Although we have headed this section as Interview Techniques and indeed the word interview often appears, we at Harrison Scott Associates, when working with clients and candidates do not refer to the word interview, preferring the word meeting. As we treat candidates differently than most recruitment companies, we feel the word "interview" conjures up traditional images of the days when employers had queues of people wanting to join them and could look down from a higher seated position with statements such as "Well Mr Jones, what makes you want to join ABC Company Limited?" Harrison Scott Associates operate in market sectors where our clients represent the market leaders in their respective fields. The candidates we deal with are at the top end of the market; therefore the word "meeting" is a fairer representation of the exchange between both parties rather than one having the upper hand.
Part 8: What questions should you ask in an interview?
Make sure you are "prepared" to ask questions about the position and the company. Generally you will be given an opportunity near the end of the interview. The interviewer usually asks if you have any questions - you should at least have about two or three prepared. If you don't, the employer may think you are not really interested in the company.
Use this opportunity to ask questions that demonstrate your knowledge of the company and the industry - show that you are interested in a long-term career that is "mutually beneficial". Don't allow this to be an interrogation, therefore, no more than four questions.
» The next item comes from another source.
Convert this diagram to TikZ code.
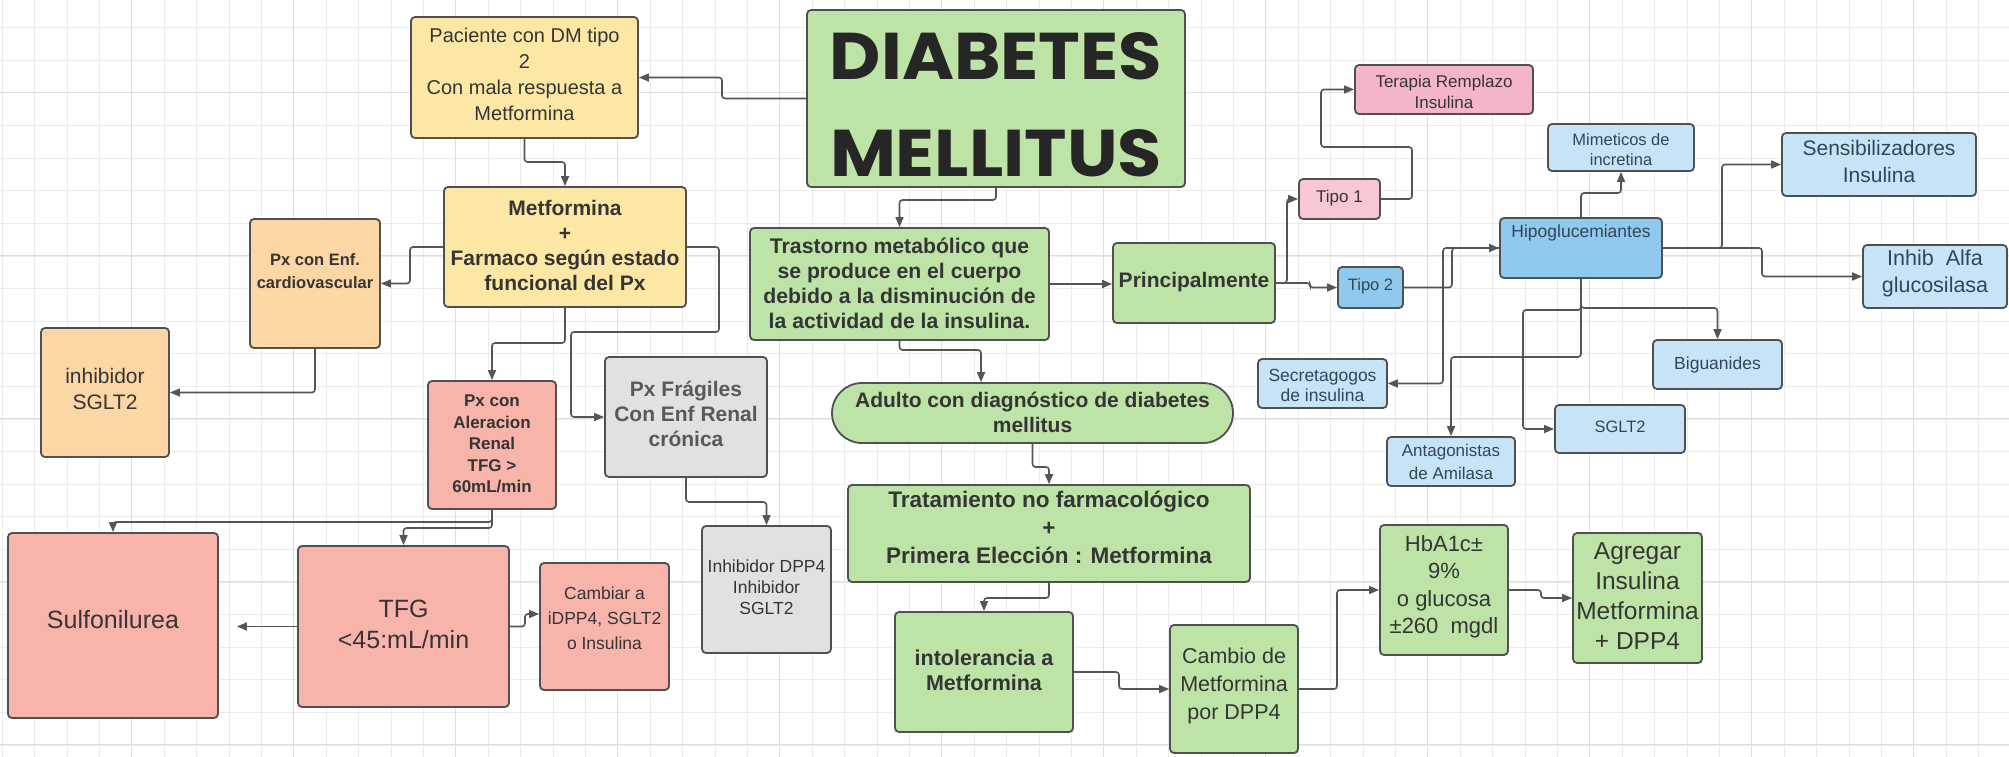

Do you know what questions you can ask at the interview?
It certainly depends on your situation; the position you are applying for, and your relationship with the interviewer (s) and organisation - below are some common questions.
- What would a normal working day be like?
- Can you explain the position and the type of candidate you are looking to hire?"
- What do you expect from the successful candidate in the first two months?
- Is this a newly created position? If not, what happened to the person that held this position?
- Who will the new employee be reporting to?
- Do you see any major changes within the company that will effect this position?
- How often are performance reviews given?
- Is it possible to tour the facility?
- Does the company provide any educational benefits?
- What is the dress code?
At the end of the interview, thank the interviewer for taking the time to meet with you. Make a short, concise summary of your qualifications and stress your interest in the position. Here is an example:
"This interview has convinced me that my abilities match your company needs. I am extremely interested in the position -- I know it's a perfect match." "Can I ask what the next step is." (or) "When can I expect to hear from you?" or Could I call you in a few days to check on the status of my application?"
The same day or the next day, send a personalised thank you letter to refresh the interviewer's memory of you. This is your opportunity to mention any experience or skills that were not discussed in your interview. If possible, try to offer new information or discuss something that went on in the interview.
A "post-interview assessment" can help improve your technique and build your confidence and perfect your interviewing skills. After each interview you will be able to fine-tune weak areas - practice creates perfection. Analysing the interview and discussing your feelings during and after it, can be very helpful in preparing for the next interview.